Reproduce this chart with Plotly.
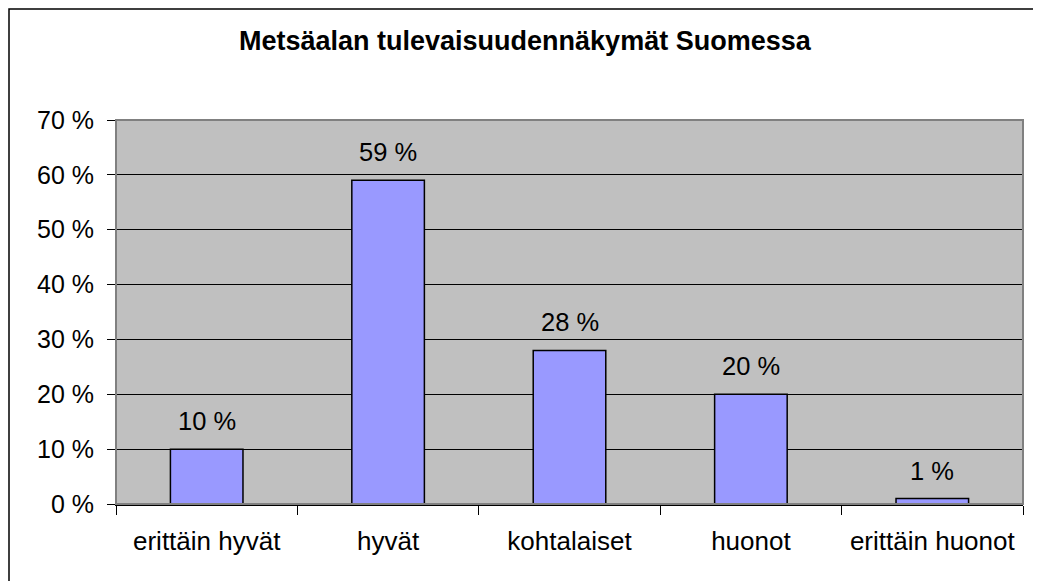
import plotly.graph_objects as go

categories = ["erittäin hyvät", "hyvät", "kohtalaiset", "huonot", "erittäin huonot"]
values = [10, 59, 28, 20, 1]
label_texts = ["10 %", "59 %", "28 %", "20 %", "1 %"]
tick_values = [0, 10, 20, 30, 40, 50, 60, 70]
tick_labels = ["0 %", "10 %", "20 %", "30 %", "40 %", "50 %", "60 %", "70 %"]
title_text = "Metsäalan tulevaisuudennäkymät Suomessa"

FONT = "Liberation Sans, Arial, sans-serif"

fig = go.Figure()
fig.add_trace(go.Bar(
    x=categories, y=values,
    marker=dict(color="#9999FF", line=dict(color="black", width=1.5)),
    hoverinfo="skip",
))

annotations = []
for c, v, t in zip(categories, values, label_texts):
    annotations.append(dict(x=c, y=v, xref="x", yref="y", text=t, showarrow=False,
                            yanchor="middle", yshift=28,
                            font=dict(family=FONT, size=25.5, color="black")))
annotations.append(dict(x=0.452, y=1.207, xref="paper", yref="paper", text="<b>" + title_text + "</b>",
                        showarrow=False, xanchor="center", yanchor="middle",
                        font=dict(family=FONT, size=27, color="black")))

fig.update_layout(
    width=1033, height=573,
    margin=dict(l=108, r=18, t=112, b=77),
    paper_bgcolor="white",
    plot_bgcolor="#C0C0C0",
    showlegend=False,
    bargap=0.6,
    annotations=annotations,
    font=dict(family=FONT, size=25, color="black"),
    shapes=[
        dict(type="rect", xref="paper", yref="paper", x0=0, x1=1, y0=0, y1=1,
             line=dict(color="#808080", width=2), fillcolor="rgba(0,0,0,0)", layer="above"),
        dict(type="rect", xref="paper", yref="paper", x0=-107 / 907, x1=1.05,
             y0=-0.3, y1=1 + 111 / 384,
             line=dict(color="black", width=1.5), fillcolor="rgba(0,0,0,0)"),
    ],
)
fig.update_xaxes(
    type="category", tickson="boundaries", ticks="outside", ticklen=9, tickcolor="black",
    tickwidth=1, showline=True, linecolor="black", linewidth=1.5, showgrid=False,
    ticklabelstandoff=13, tickfont=dict(family=FONT, size=26, color="black"),
)
fig.update_yaxes(
    range=[0, 70], tickvals=tick_values, ticktext=tick_labels, ticks="outside", ticklen=8,
    tickcolor="black", showline=True, linecolor="#404040", linewidth=1,
    showgrid=True, gridcolor="black", gridwidth=1, zeroline=False,
    ticklabelstandoff=8, tickfont=dict(family=FONT, size=25, color="black"),
)
fig.write_html("out.html")
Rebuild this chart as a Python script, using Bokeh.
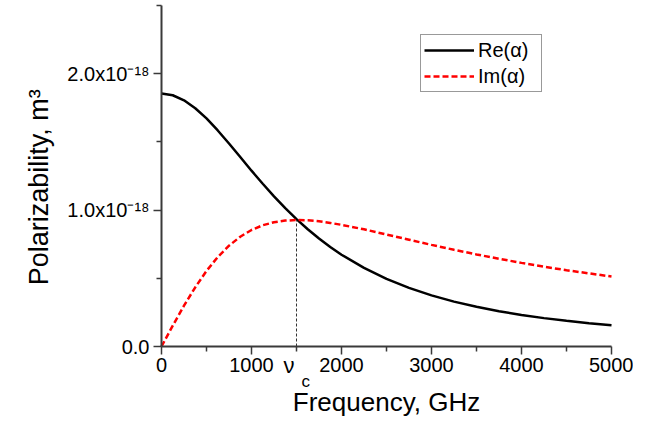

_Stated problem_
Quote each record exactly as it stands, minus the pictures.

_The completed task_
Reproduce this chart with Plotly.
import plotly.graph_objects as go

categories = ["erittäin hyvät", "hyvät", "kohtalaiset", "huonot", "erittäin huonot"]
values = [10, 59, 28, 20, 1]
label_texts = ["10 %", "59 %", "28 %", "20 %", "1 %"]
tick_values = [0, 10, 20, 30, 40, 50, 60, 70]
tick_labels = ["0 %", "10 %", "20 %", "30 %", "40 %", "50 %", "60 %", "70 %"]
title_text = "Metsäalan tulevaisuudennäkymät Suomessa"

FONT = "Liberation Sans, Arial, sans-serif"

fig = go.Figure()
fig.add_trace(go.Bar(
    x=categories, y=values,
    marker=dict(color="#9999FF", line=dict(color="black", width=1.5)),
    hoverinfo="skip",
))

annotations = []
for c, v, t in zip(categories, values, label_texts):
    annotations.append(dict(x=c, y=v, xref="x", yref="y", text=t, showarrow=False,
                            yanchor="middle", yshift=28,
                            font=dict(family=FONT, size=25.5, color="black")))
annotations.append(dict(x=0.452, y=1.207, xref="paper", yref="paper", text="<b>" + title_text + "</b>",
                        showarrow=False, xanchor="center", yanchor="middle",
                        font=dict(family=FONT, size=27, color="black")))

fig.update_layout(
    width=1033, height=573,
    margin=dict(l=108, r=18, t=112, b=77),
    paper_bgcolor="white",
    plot_bgcolor="#C0C0C0",
    showlegend=False,
    bargap=0.6,
    annotations=annotations,
    font=dict(family=FONT, size=25, color="black"),
    shapes=[
        dict(type="rect", xref="paper", yref="paper", x0=0, x1=1, y0=0, y1=1,
             line=dict(color="#808080", width=2), fillcolor="rgba(0,0,0,0)", layer="above"),
        dict(type="rect", xref="paper", yref="paper", x0=-107 / 907, x1=1.05,
             y0=-0.3, y1=1 + 111 / 384,
             line=dict(color="black", width=1.5), fillcolor="rgba(0,0,0,0)"),
    ],
)
fig.update_xaxes(
    type="category", tickson="boundaries", ticks="outside", ticklen=9, tickcolor="black",
    tickwidth=1, showline=True, linecolor="black", linewidth=1.5, showgrid=False,
    ticklabelstandoff=13, tickfont=dict(family=FONT, size=26, color="black"),
)
fig.update_yaxes(
    range=[0, 70], tickvals=tick_values, ticktext=tick_labels, ticks="outside", ticklen=8,
    tickcolor="black", showline=True, linecolor="#404040", linewidth=1,
    showgrid=True, gridcolor="black", gridwidth=1, zeroline=False,
    ticklabelstandoff=8, tickfont=dict(family=FONT, size=25, color="black"),
)
fig.write_html("out.html")
Rebuild this chart as a Python script, using Bokeh.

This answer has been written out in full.